If you take the square root of a number the result is the number which when squared gives the first number. In algebra this can be written thus:

$\sqrt{x} = y \mbox{ if } y^2 = x \,$

For example, $\sqrt 9 = 3$ since $3^2 = 3\cdot3 = 9.$

[edit] Cube roots

Roots do not have to be square. One can also take the cube root of a number ( $\sqrt[3]{ }$ ) of a number is the number which, when cubed (multiplied by itself and then multiplied by itself again), gives back the original number. For example, the cube root of 8 is 2, because $2 \cdot 2 \cdot 2 = 8$ , or:

$\sqrt[3]{8} = 2.$

[edit] Other roots

There are an infinite number of possible roots all in the form of $\sqrt[n]{a}$ which corresponds to $a^\frac{1}{n}$ , when expressed using indices. If $\sqrt[n]{a} = {b}$ then $b^{n} = a \,$ .

[edit] Irrational numbers

If you square root a whole number which is not itself the square of a rational number the answer will have an infinite number of decimal places. Such a number is described as irrational and is defined as a number which cannot be written as a rational number: $\frac{a}{b}$ , where a and b are integers.
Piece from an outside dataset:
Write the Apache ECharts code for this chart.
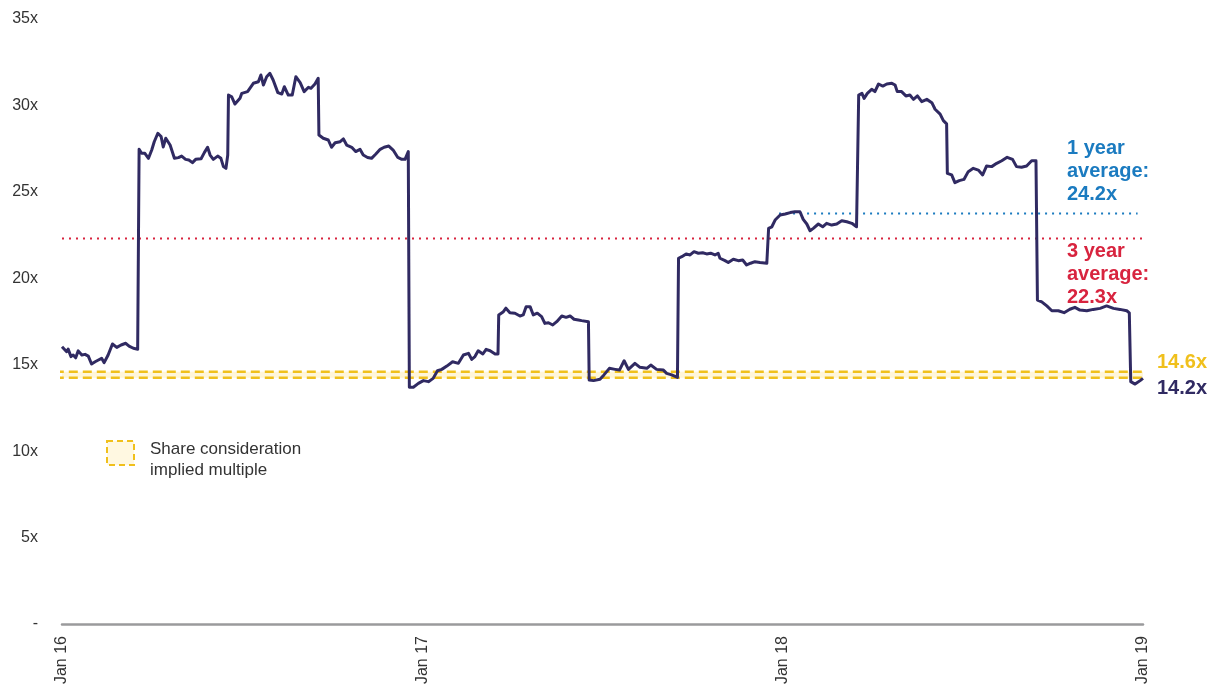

However, using a calculator you can approximate the square root of a non-square number:

$\sqrt{3} \approx 1.73205080757$

The result of taking the square root is written with the approximately equal sign $\approx$ because the result is an irrational value which cannot be written in decimal notation exactly. Writing the square root of 3 or any other non-square number as $\sqrt{3}$ is the simplest way to represent the exact value.